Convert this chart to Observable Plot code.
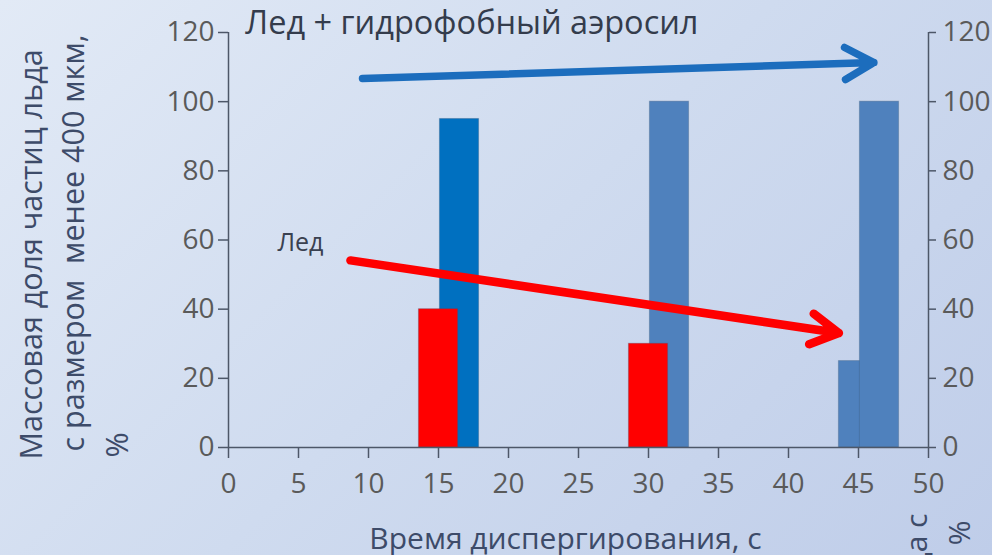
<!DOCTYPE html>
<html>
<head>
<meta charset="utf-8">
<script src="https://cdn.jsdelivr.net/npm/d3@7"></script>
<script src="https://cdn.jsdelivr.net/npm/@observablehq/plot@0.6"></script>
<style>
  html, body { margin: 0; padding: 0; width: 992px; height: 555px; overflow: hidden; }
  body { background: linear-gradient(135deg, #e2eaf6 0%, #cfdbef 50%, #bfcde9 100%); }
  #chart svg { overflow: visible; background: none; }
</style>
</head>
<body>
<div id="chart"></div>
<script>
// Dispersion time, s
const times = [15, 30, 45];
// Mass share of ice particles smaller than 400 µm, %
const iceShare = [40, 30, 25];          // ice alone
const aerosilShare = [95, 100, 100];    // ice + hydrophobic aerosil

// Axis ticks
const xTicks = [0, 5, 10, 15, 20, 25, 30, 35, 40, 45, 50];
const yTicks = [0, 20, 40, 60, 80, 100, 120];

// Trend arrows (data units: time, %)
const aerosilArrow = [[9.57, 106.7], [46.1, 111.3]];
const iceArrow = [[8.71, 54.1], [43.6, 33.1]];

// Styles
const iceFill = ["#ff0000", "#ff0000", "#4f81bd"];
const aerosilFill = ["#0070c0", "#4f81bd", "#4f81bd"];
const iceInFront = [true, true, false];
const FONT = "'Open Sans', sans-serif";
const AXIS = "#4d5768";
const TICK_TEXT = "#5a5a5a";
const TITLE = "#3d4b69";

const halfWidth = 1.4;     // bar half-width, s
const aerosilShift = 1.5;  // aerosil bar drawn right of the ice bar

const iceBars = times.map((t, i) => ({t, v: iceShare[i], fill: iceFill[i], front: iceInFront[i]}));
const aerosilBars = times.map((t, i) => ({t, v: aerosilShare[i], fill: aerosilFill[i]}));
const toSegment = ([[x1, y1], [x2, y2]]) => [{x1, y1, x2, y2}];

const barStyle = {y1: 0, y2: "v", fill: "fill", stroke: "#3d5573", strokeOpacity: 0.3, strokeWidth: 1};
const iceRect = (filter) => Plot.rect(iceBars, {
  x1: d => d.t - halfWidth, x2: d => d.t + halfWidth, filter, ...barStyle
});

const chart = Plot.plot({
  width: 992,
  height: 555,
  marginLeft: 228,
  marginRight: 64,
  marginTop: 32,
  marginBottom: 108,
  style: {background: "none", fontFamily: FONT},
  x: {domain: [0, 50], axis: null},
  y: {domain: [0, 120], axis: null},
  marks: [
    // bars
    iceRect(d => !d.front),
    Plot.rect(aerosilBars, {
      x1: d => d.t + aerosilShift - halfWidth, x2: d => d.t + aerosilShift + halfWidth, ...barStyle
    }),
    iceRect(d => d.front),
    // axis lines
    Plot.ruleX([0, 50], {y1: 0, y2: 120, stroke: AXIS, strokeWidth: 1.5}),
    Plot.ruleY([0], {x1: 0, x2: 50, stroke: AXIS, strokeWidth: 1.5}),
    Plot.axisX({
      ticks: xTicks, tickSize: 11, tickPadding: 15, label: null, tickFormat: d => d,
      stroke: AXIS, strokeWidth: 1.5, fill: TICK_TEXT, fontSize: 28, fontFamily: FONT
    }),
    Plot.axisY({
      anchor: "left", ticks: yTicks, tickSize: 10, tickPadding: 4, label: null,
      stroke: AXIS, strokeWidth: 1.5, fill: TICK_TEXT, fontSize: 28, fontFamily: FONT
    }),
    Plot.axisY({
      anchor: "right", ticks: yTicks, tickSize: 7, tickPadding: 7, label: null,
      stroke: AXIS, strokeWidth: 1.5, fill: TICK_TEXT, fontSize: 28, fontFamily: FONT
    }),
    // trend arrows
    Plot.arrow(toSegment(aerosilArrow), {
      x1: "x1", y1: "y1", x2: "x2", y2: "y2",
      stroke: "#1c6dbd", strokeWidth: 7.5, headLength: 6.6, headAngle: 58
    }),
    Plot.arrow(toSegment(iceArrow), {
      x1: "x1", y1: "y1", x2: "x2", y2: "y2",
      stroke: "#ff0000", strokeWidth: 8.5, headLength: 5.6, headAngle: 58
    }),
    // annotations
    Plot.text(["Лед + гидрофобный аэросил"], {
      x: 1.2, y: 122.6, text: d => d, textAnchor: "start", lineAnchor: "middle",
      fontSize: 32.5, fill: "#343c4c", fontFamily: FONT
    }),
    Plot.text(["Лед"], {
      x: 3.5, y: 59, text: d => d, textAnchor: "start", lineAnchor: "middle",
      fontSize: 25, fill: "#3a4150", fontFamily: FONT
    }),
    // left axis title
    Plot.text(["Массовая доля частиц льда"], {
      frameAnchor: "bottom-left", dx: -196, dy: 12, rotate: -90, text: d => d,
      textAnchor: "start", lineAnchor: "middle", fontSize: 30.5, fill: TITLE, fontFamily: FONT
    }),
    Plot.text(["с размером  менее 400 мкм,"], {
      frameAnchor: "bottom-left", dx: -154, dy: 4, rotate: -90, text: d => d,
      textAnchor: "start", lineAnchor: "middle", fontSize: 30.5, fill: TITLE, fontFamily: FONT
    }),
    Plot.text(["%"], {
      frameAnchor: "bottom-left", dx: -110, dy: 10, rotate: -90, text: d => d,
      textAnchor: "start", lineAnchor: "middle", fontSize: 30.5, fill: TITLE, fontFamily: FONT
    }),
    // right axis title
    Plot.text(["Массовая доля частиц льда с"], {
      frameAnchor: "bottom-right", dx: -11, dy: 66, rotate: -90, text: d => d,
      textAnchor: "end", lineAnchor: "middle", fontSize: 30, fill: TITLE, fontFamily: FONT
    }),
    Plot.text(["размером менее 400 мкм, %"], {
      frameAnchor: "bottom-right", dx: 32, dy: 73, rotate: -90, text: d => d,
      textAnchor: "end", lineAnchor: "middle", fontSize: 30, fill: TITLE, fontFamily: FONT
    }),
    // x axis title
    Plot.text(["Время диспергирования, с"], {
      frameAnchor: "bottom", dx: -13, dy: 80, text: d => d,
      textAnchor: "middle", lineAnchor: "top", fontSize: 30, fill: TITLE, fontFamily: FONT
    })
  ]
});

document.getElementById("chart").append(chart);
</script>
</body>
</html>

========

Print out the lines exactly, skipping any picture.

Response below -
Convert this chart to Observable Plot code.
<!DOCTYPE html>
<html>
<head>
<meta charset="utf-8">
<script src="https://cdn.jsdelivr.net/npm/d3@7"></script>
<script src="https://cdn.jsdelivr.net/npm/@observablehq/plot@0.6"></script>
<style>
  html, body { margin: 0; padding: 0; width: 992px; height: 555px; overflow: hidden; }
  body { background: linear-gradient(135deg, #e2eaf6 0%, #cfdbef 50%, #bfcde9 100%); }
  #chart svg { overflow: visible; background: none; }
</style>
</head>
<body>
<div id="chart"></div>
<script>
// Dispersion time, s
const times = [15, 30, 45];
// Mass share of ice particles smaller than 400 µm, %
const iceShare = [40, 30, 25];          // ice alone
const aerosilShare = [95, 100, 100];    // ice + hydrophobic aerosil

// Axis ticks
const xTicks = [0, 5, 10, 15, 20, 25, 30, 35, 40, 45, 50];
const yTicks = [0, 20, 40, 60, 80, 100, 120];

// Trend arrows (data units: time, %)
const aerosilArrow = [[9.57, 106.7], [46.1, 111.3]];
const iceArrow = [[8.71, 54.1], [43.6, 33.1]];

// Styles
const iceFill = ["#ff0000", "#ff0000", "#4f81bd"];
const aerosilFill = ["#0070c0", "#4f81bd", "#4f81bd"];
const iceInFront = [true, true, false];
const FONT = "'Open Sans', sans-serif";
const AXIS = "#4d5768";
const TICK_TEXT = "#5a5a5a";
const TITLE = "#3d4b69";

const halfWidth = 1.4;     // bar half-width, s
const aerosilShift = 1.5;  // aerosil bar drawn right of the ice bar

const iceBars = times.map((t, i) => ({t, v: iceShare[i], fill: iceFill[i], front: iceInFront[i]}));
const aerosilBars = times.map((t, i) => ({t, v: aerosilShare[i], fill: aerosilFill[i]}));
const toSegment = ([[x1, y1], [x2, y2]]) => [{x1, y1, x2, y2}];

const barStyle = {y1: 0, y2: "v", fill: "fill", stroke: "#3d5573", strokeOpacity: 0.3, strokeWidth: 1};
const iceRect = (filter) => Plot.rect(iceBars, {
  x1: d => d.t - halfWidth, x2: d => d.t + halfWidth, filter, ...barStyle
});

const chart = Plot.plot({
  width: 992,
  height: 555,
  marginLeft: 228,
  marginRight: 64,
  marginTop: 32,
  marginBottom: 108,
  style: {background: "none", fontFamily: FONT},
  x: {domain: [0, 50], axis: null},
  y: {domain: [0, 120], axis: null},
  marks: [
    // bars
    iceRect(d => !d.front),
    Plot.rect(aerosilBars, {
      x1: d => d.t + aerosilShift - halfWidth, x2: d => d.t + aerosilShift + halfWidth, ...barStyle
    }),
    iceRect(d => d.front),
    // axis lines
    Plot.ruleX([0, 50], {y1: 0, y2: 120, stroke: AXIS, strokeWidth: 1.5}),
    Plot.ruleY([0], {x1: 0, x2: 50, stroke: AXIS, strokeWidth: 1.5}),
    Plot.axisX({
      ticks: xTicks, tickSize: 11, tickPadding: 15, label: null, tickFormat: d => d,
      stroke: AXIS, strokeWidth: 1.5, fill: TICK_TEXT, fontSize: 28, fontFamily: FONT
    }),
    Plot.axisY({
      anchor: "left", ticks: yTicks, tickSize: 10, tickPadding: 4, label: null,
      stroke: AXIS, strokeWidth: 1.5, fill: TICK_TEXT, fontSize: 28, fontFamily: FONT
    }),
    Plot.axisY({
      anchor: "right", ticks: yTicks, tickSize: 7, tickPadding: 7, label: null,
      stroke: AXIS, strokeWidth: 1.5, fill: TICK_TEXT, fontSize: 28, fontFamily: FONT
    }),
    // trend arrows
    Plot.arrow(toSegment(aerosilArrow), {
      x1: "x1", y1: "y1", x2: "x2", y2: "y2",
      stroke: "#1c6dbd", strokeWidth: 7.5, headLength: 6.6, headAngle: 58
    }),
    Plot.arrow(toSegment(iceArrow), {
      x1: "x1", y1: "y1", x2: "x2", y2: "y2",
      stroke: "#ff0000", strokeWidth: 8.5, headLength: 5.6, headAngle: 58
    }),
    // annotations
    Plot.text(["Лед + гидрофобный аэросил"], {
      x: 1.2, y: 122.6, text: d => d, textAnchor: "start", lineAnchor: "middle",
      fontSize: 32.5, fill: "#343c4c", fontFamily: FONT
    }),
    Plot.text(["Лед"], {
      x: 3.5, y: 59, text: d => d, textAnchor: "start", lineAnchor: "middle",
      fontSize: 25, fill: "#3a4150", fontFamily: FONT
    }),
    // left axis title
    Plot.text(["Массовая доля частиц льда"], {
      frameAnchor: "bottom-left", dx: -196, dy: 12, rotate: -90, text: d => d,
      textAnchor: "start", lineAnchor: "middle", fontSize: 30.5, fill: TITLE, fontFamily: FONT
    }),
    Plot.text(["с размером  менее 400 мкм,"], {
      frameAnchor: "bottom-left", dx: -154, dy: 4, rotate: -90, text: d => d,
      textAnchor: "start", lineAnchor: "middle", fontSize: 30.5, fill: TITLE, fontFamily: FONT
    }),
    Plot.text(["%"], {
      frameAnchor: "bottom-left", dx: -110, dy: 10, rotate: -90, text: d => d,
      textAnchor: "start", lineAnchor: "middle", fontSize: 30.5, fill: TITLE, fontFamily: FONT
    }),
    // right axis title
    Plot.text(["Массовая доля частиц льда с"], {
      frameAnchor: "bottom-right", dx: -11, dy: 66, rotate: -90, text: d => d,
      textAnchor: "end", lineAnchor: "middle", fontSize: 30, fill: TITLE, fontFamily: FONT
    }),
    Plot.text(["размером менее 400 мкм, %"], {
      frameAnchor: "bottom-right", dx: 32, dy: 73, rotate: -90, text: d => d,
      textAnchor: "end", lineAnchor: "middle", fontSize: 30, fill: TITLE, fontFamily: FONT
    }),
    // x axis title
    Plot.text(["Время диспергирования, с"], {
      frameAnchor: "bottom", dx: -13, dy: 80, text: d => d,
      textAnchor: "middle", lineAnchor: "top", fontSize: 30, fill: TITLE, fontFamily: FONT
    })
  ]
});

document.getElementById("chart").append(chart);
</script>
</body>
</html>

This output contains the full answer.